- Etkileşim
- Yaşayan doğa
- Kavramlar ve aracılık
- Transmutasyon deneyimi
- Mutabakat
- Aktarılabilme
Yaşayan doğa nosyonunun temelinde, doğanın Tanrı ve insanın yanısıra önemli bir konuma sahip olduğu kozmosu tıpkı bir manifold ve hiyerarşik birliktelikte görmek yatar. Doğaya ışık ya da ateşle nüfuz edilebilir; o, potansiyel deneyimler açısından zengindir ve adeta bir kitap gibi okunmalıdır. Ayrıca Faivre yirminci yüzyılın başından itibaren, doğu mistisizminin etkisiyle doğanın dışlandığı, hatta reddedildiği monistik bir ruhaniliğin yükselişe geçtiği konusunda bizi uyarmayı ihmal etmez.
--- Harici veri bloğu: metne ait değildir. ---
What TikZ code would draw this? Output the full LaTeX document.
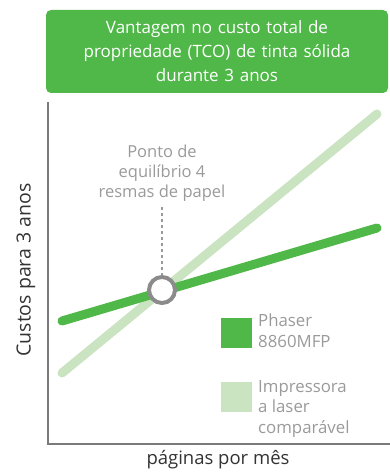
\documentclass[tikz,border=0pt]{standalone}
\usepackage{fontspec}
\setmainfont{Open Sans}
\usetikzlibrary{positioning}
\definecolor{phasergreen}{HTML}{50B848}
\definecolor{lasergreen}{HTML}{CAE4C2}
\definecolor{axisgray}{HTML}{7A7A7A}
\definecolor{notegray}{HTML}{9A9A9A}
\definecolor{labelgray}{HTML}{333333}
\tikzset{
	titlestyle/.style={rectangle,rounded corners=5pt,fill=phasergreen,text=white,align=center,inner sep=0pt,minimum width=342pt,minimum height=83pt,text width=335pt,font=\fontsize{17}{24}\selectfont},
	notestyle/.style={align=center,text=notegray,inner sep=0pt,font=\fontsize{16.5}{20}\selectfont},
	keystyle/.style={rectangle,minimum width=31pt,minimum height=30pt,inner sep=0pt},
	keytextstyle/.style={align=left,text=notegray,inner sep=0pt,font=\fontsize{16.8}{20.5}\selectfont},
	axisstyle/.style={draw=axisgray,line width=1.3pt},
	costline/.style={line width=9pt,line cap=round},
	breakstyle/.style={circle,draw=notegray!90!black,line width=4pt,fill=white,minimum size=26pt,inner sep=0pt}
}
\begin{document}
\begin{tikzpicture}[x=1pt,y=-1pt]
		\useasboundingbox (0,0) rectangle (390,473);
		\node[titlestyle] (title) at (217,51.5) {Vantagem no custo total de\\propriedade (TCO) de tinta sólida\\durante 3 anos};
		\coordinate (top) at (48,102);
		\coordinate (origin) at (48,444);
		\coordinate (right) at (390,444);
		\draw[axisstyle] (top)--(origin)--(right);
		\node[rotate=90,text=labelgray,font=\fontsize{19.5}{22}\selectfont] (ylabel) at (26,270) {Custos para 3 anos};
		\node[text=labelgray,font=\fontsize{18.5}{22}\selectfont] (xlabel) at (218,460) {páginas por mês};
		\coordinate (laser0) at (62,373);
		\coordinate (laser1) at (377,114);
		\coordinate (phaser0) at (62,321);
		\coordinate (phaser1) at (377,228);
		\draw[costline,lasergreen] (laser0)--(laser1);
		\draw[costline,phasergreen] (phaser0)--(phaser1);
		\node[notestyle] (note) at (162,173) {Ponto de\\equilíbrio 4\\resmas de papel};
		\node[breakstyle] (even) at (162,290) {};
		\draw[notegray,line width=1.6pt,dash pattern=on 3pt off 3pt] (note.south)++(0,6)--(even.north);
		\node[keystyle,fill=phasergreen] (key1) at (236.5,333) {};
		\node[keystyle,fill=lasergreen] (key2) at (236.5,397) {};
		\node[keytextstyle,anchor=north west] (keytext1) at (258,314) {Phaser\\8860MFP};
		\node[keytextstyle,anchor=north west] (keytext2) at (258,380) {Impressora\\a laser\\comparável};
		\end{tikzpicture}
\end{document}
Ezoterizmi mistisizmden ayıran önemli unsurlardan biri de, kavramsal olarak dünya ve ilahi düzeyler arasındaki bölgeye yapılan vurgudur. Orta bölgelerden melekler ve diğer aracılar hakkındaki öğretiler tıpkı gurular ve inisiyatörler hakkındaki fikirler gibi bu bağlamda önemlidir. Mistisizm fantaziyi bir engel, ezoterizm ise bir olasılık olarak algılar.
Transmutasyon deneyimi olmaksızın, ezoterizmin spekülatif spiritüelliğin bir şekli olduğu yanılgısına varılabilir. Simyasal bir terim olan transmutasyon bir düzeyden diğerine geçiş anlamına gelir ve metamorfoz ve yüksek düzeyler kavramlarını içerir.
Bu dört ana öğeye iki tane daha eklenir. Bunlardan ilki farklı dinler ve öğretiler arasında mutabık kalınan konular olduğu, dolayısıyla, ortak noktalarının bulunabileceği gerçeğidir.
Son olarak aktarılabilme gelir. Bilgi, öğretmenden öğrenciye, belirli bir yöntem çerçevesinde, çoğunlukla inisiyasyonlarla aktarılabilmeli, hatta aktarılmalıdır. Bu ikinci doğumun önkoşulları şunlardır:
- Eğer bu geleneğin parçası olmak isteniyorsa öğretilere saygı duyulmalı,
- İnisiyasyon bir öğretmen ya da üstad tarafından denetlenmelidir.